Sersan Dua (TNI AD) Huang Su Yun Ubah Penilaian Negatif WNI Tionghoa yang Pilih Profesi Tentara
dilaporkan: Setiawan Liu
Jakarta, 26 September 2023/Indonesia Media – Di tengah teriknya sinar matahari, tepatnya di lapangan Monas saat pameran Alutsista (Alat Utama Sistem Senjata) TNI (Tentara Nasional Indonesia) digelar (24/9 – 27/9), beberapa anggota KOWAD (Korps Wanita Angkatan Darat) terlihat warawiri sambil memandu beberapa pengunjung. Terlihat beberapa turis asing juga mampir di beberapa booth (stan) pameran alutsista tersebut.
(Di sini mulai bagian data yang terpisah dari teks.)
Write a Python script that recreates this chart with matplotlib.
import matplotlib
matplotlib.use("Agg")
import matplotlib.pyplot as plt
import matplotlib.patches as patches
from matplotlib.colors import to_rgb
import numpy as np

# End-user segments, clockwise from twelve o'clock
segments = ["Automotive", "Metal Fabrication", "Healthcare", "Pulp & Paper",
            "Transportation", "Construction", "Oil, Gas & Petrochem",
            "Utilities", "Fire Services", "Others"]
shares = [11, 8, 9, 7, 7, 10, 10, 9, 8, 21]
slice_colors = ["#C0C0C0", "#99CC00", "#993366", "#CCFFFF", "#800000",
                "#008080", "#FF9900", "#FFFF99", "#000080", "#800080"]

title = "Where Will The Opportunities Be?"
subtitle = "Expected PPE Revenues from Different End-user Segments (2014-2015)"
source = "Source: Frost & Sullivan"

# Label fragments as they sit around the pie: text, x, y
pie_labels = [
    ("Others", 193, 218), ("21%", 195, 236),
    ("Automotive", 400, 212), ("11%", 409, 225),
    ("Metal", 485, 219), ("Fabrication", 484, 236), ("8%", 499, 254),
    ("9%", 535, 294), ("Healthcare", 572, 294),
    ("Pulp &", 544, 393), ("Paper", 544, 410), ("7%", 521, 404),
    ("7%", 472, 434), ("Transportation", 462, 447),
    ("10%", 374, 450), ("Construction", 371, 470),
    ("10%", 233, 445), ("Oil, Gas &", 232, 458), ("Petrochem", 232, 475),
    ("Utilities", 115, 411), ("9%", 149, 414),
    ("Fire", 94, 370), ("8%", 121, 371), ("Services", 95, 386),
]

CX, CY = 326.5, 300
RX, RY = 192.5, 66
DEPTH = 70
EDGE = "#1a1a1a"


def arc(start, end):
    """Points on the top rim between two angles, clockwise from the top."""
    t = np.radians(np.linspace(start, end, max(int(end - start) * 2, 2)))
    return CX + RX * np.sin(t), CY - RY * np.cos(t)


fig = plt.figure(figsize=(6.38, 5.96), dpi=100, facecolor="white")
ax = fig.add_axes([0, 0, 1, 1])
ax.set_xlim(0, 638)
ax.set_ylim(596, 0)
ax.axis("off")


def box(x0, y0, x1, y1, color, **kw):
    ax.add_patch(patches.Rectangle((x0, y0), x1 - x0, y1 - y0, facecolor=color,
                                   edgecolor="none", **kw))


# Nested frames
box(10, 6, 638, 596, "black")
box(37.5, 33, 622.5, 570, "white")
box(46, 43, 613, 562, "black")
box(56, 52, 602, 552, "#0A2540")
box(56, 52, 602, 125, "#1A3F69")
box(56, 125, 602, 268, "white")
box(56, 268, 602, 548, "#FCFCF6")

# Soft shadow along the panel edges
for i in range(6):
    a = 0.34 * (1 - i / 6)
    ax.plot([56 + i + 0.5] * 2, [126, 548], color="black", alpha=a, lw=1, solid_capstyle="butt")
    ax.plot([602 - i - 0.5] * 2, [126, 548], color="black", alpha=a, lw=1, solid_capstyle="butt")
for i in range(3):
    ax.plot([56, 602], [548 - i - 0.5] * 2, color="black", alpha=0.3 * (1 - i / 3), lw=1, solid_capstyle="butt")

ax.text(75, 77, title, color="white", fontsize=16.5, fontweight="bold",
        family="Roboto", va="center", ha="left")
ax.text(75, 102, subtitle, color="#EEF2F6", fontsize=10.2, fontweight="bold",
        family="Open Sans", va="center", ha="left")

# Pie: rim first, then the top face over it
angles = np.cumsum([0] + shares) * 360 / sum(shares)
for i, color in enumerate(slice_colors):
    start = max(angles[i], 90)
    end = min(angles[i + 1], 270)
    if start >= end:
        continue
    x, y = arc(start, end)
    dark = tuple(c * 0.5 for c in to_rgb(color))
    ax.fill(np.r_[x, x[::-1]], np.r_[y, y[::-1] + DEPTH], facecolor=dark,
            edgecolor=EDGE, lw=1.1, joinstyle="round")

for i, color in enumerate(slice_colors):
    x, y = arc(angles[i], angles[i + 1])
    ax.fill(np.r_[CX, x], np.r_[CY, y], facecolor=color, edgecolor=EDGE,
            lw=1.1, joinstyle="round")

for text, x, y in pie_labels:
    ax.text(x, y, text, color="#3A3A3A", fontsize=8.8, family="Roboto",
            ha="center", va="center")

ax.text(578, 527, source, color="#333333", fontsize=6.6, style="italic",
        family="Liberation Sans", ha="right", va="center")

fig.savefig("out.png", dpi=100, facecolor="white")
Salah satu anggota KOWAD yang wara wiri memandu pengunjung di booth Direktorat Topografi TNI AD (DITTOPAD), yakni Winnie Huang (Huang Su Yun). Anggota KOWAD keturunan Tionghoa, kelahiran Pemangkat Kabupaten Sambas, Kalimantan Barat (Kalbar) 19 Februari 2001 menjelaskan kepada pengunjung berbagai hal terkait topografi. “Sejak saya dilantik Dankodiklat (Komando Pembina Doktrin, Pendidikan dan Latihan Tentara Nasional Indonesia Angkatan Darat) tahun 2021, menjadi Sersan Dua (pangkat bintara peringkat kelima dalam kemiliteran), penempatan pertama saya langsung di DITTOPAD,” kata Winnie.
Masih adanya penilaian negatif terhadap WNI keturunan Tionghoa, Winnie menampiknya. Terutama di lingkungan TNI AD, khususnya di DITTOPAD, ia tidak pernah merasakan adanya praktik diskriminasi rasial. Bahkan ia bisa membaur secara alami, termasuk bagaimana ia memandu beberapa juniornya di lingkungan DITTOPAD. “Saya enjoy saja, suasana kebersamaan dan jiwa korsa (semangat perasaan keakraban dalam korps. Sejatinya antar kawan dalam tentara harus saling setia, bahu-membahu dan melindungi juga sudah menyatu,” kata Winnie.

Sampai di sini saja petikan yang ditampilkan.